Iraq’s Dinar: Still Stuck in the Wild West of Currencies
|February 23, 2012||Filled under Iraq Daily News|
While most investors realize Iraq is still a dangerous place to travel to, they may not fully grasp the financial risks tied to trading in the nation’s currency, the Iraqi dinar.
Worried about the dinar’s illiquidity, the threat of currency fraud and still-unstable situation in Iraq, Wells Fargo (WFC: 30.59, -0.37, -1.20%) issued a warning this week urging investors to steer clear of the currency.
“Considering that Iraq remains a dangerous place with an uncertain future, we strongly advise investors against taking the risk of buying Iraqi dinar as an investment,” Paul Christopher, chief international investment strategist at Wells Fargo Advisors, wrote in a note in response to investor curiosity about the currency.
Introduced as Iraq’s new currency in 2004 after the fall of Saddam Hussein’s regime, the dinar, which recently traded at about 1,165 dinar per U.S. dollar, is still only available in paper form because most U.S. banks decline to deal it.
That means the dinar is still very much a part of the Wild West of the currency world, an area most investors should probably avoid funneling money to.

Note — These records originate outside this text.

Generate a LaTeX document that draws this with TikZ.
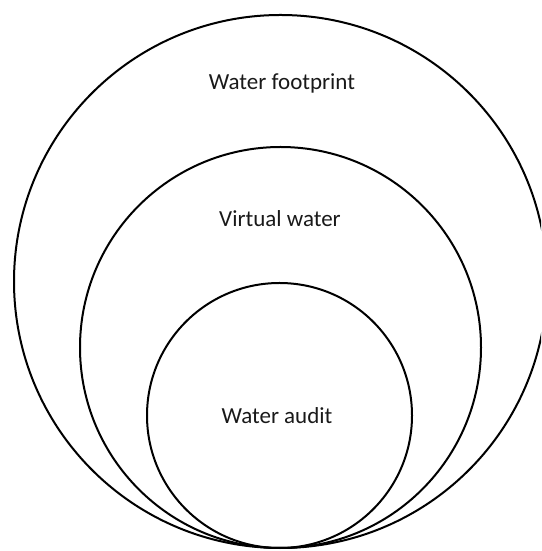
\documentclass[tikz,border=0pt]{standalone}
\usepackage{fontspec}
\setmainfont{Carlito}
\begin{document}
\begin{tikzpicture}[x=1pt,y=1pt,
  ring/.style={circle,draw=black,line width=2pt,inner sep=0pt},
  lbl/.style={font=\fontsize{23}{26}\selectfont,text=black!90}]
\useasboundingbox (0,0) rectangle (541,551);
\clip (0,0) rectangle (541,551);
\node[ring,minimum size=533pt] (outer) at (280.5,269.5) {};
\node[ring,minimum size=401pt] (middle) at (280.5,203.5) {};
\node[ring,minimum size=265pt] (inner) at (279.5,135.5) {};
\node[lbl] (tf) at (282,468) {Water footprint};
\node[lbl] (tv) at (280,332) {Virtual water};
\node[lbl] (ta) at (277,135) {Water audit};
\end{tikzpicture}
\end{document}
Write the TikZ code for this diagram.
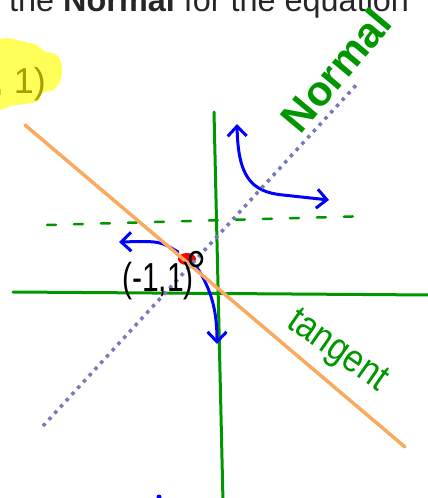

Yet investors are clearly curious about the dinar, largely because of yet-to-be-realized hopes that the Iraqi Central Bank will devalue the currency by resetting its exchange rate at a more favorable value. They point to similar economic rebounds and currency revaluations in West Germany after World War II and in Kuwait after Saddam’s 1991 invasion.
Yet Christopher spells out four main risks to buying into the dinar now: the threat of future violence in Iraq, illiquidity, risk of fraud and historical precedent.
While Iraq has clearly made great political strides in recent years, the political unity between Iraq’s three competing ethnic groups remains extremely fragile. Plus, foreign influence, especially from that of Iran, threatens to further inflame political tensions.
“Iraq’s post-war experience shows much stronger ethnic divisions than was the case in Germany or Kuwait, prior to their currency revaluation,” Christopher wrote. “While the economy grapples with violence, the prospect of a currency revaluation seems remote.”
But even if the political and violence situations didn’t cast a pall over the dinar, the illiquid nature of the currency makes investment impractical.
Because few of the world’s banks outside the Middle East work with Iraqi banks, most investors are forced to buy actual physical dinar banknotes (rather than the electronic form of the currency like a euro investor would). Dealers in banknotes charge customers for the cost of shipping, handling and buying/selling the dinar in a wholesale market, Christopher said.
“The costs for buying or selling the dinar may absorb most or even all of an investor’s return,” Christopher said.
Without any banks to work with, investors in the Iraqi dinar are often forced to work with Internet trading companies and potentially shady dinar dealers that aren’t closely regulated by the U.S. government. That leaves investors open to the risk of fraud.
Christopher pointed to the fact that the Iraqi dinar trade ranked No. 6 on the Utah Department of Commerce’s list of top 10 frauds of 2006.
“We suggest many [currency] recommendations that we believe have much less liquidity, fraud and principal risk,” Christopher said.